Firstly a disclaimer, I’m not an expert on this and I’m not trying to instruct anyone who is aiming to become an expert. The aim of this blog post is to help someone who has a single kernel issue they want to debug as part of doing something that’s mostly not kernel coding. I welcome comments about the second step to kernel debugging for the benefit of people who need more than this (which might include me next week). Also suggestions for people who can’t use a kvm/qemu debugger would be good.
Below is a command to run qemu with GDB. It should be run from the Linux kernel source directory. You can add other qemu options for a blog device and virtual networking if necessary, but the bug I encountered gave an oops from the initrd so I didn’t need to go further. The “nokaslr” is to avoid address space randomisation which deliberately makes debugging tasks harder (from a certain perspective debugging a kernel and compromising a kernel are fairly similar). Loading the bzImage is fine, gdb can map that to the different file it looks at later on.
qemu-system-x86_64 -kernel arch/x86/boot/bzImage -initrd ../initrd-$KERN_VER -curses -m 2000 -append "root=/dev/vda ro nokaslr" -gdb tcp::1200
The command to run GDB is “gdb vmlinux“, when at the GDB prompt you can run the command “target remote localhost:1200” to connect to the GDB server port 1200. Note that there is nothing special about port 1200, it was given in an example I saw and is as good as any other port. It is important that you run GDB against the “vmlinux” file in the main directory not any of the several stripped and packaged files, GDB can’t handle a bzImage file but that’s OK, it ends up much the same in RAM.
When the “target remote” command is processed the kernel will be suspended by the debugger, if you are looking for a bug early in the boot you may need to be quick about this. Using “qemu-system-x86_64” instead of “kvm” slows things down and can help in that regard. The bug I was hunting happened 1.6 seconds after kernel load with KVM and 7.8 seconds after kernel load with qemu. I am not aware of all the implications of the kvm vs qemu decision on debugging. If your bug is a race condition then trying both would be a good strategy.

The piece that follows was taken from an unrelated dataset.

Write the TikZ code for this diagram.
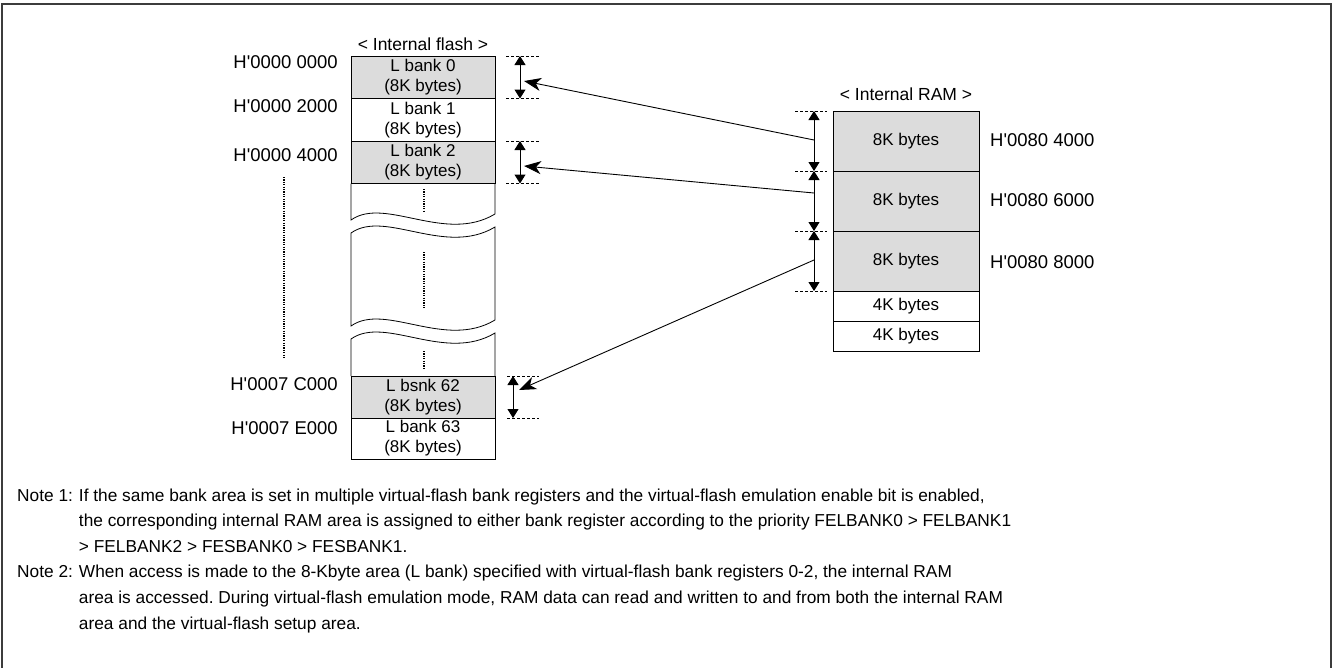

After the “target remote” command you can debug the kernel just like any other program.
If you put a breakpoint on print_modules() that will catch the operation of printing an Oops which can be handy.
Update: Address Space Randomisation
(gdb) b setxattr Breakpoint 1 at 0xffffffff81332bf0: file fs/xattr.c, line 546. (gdb) c Continuing. Warning: Cannot insert breakpoint 1. Cannot access memory at address 0xffffffff81332bf0
If you get an error like the above while trying to set a breakpoint then it’s probably Address Space Randomisation (known as “KASLR”). Put the parameter “nokaslr” on the kernel command line to stop this. Note that KASLR is a REALLY good thing to have in a normal system as it makes attacks on the kernel security a lot harder, only do this for debugging purposes.
Update: Breakpoints Not Applied
If your gdb session is using a vmlinux that doesn’t match the kernel booted in the VM then things will appear to work, breakpoints can be set, but the running kernel will never break (presumably it would break on some other random kernel code that has the same addresses as the requested function in the other kernel).
So if breakpoints mysteriously don’t work double check that you have a matching vmlinux for the kernel being debugged.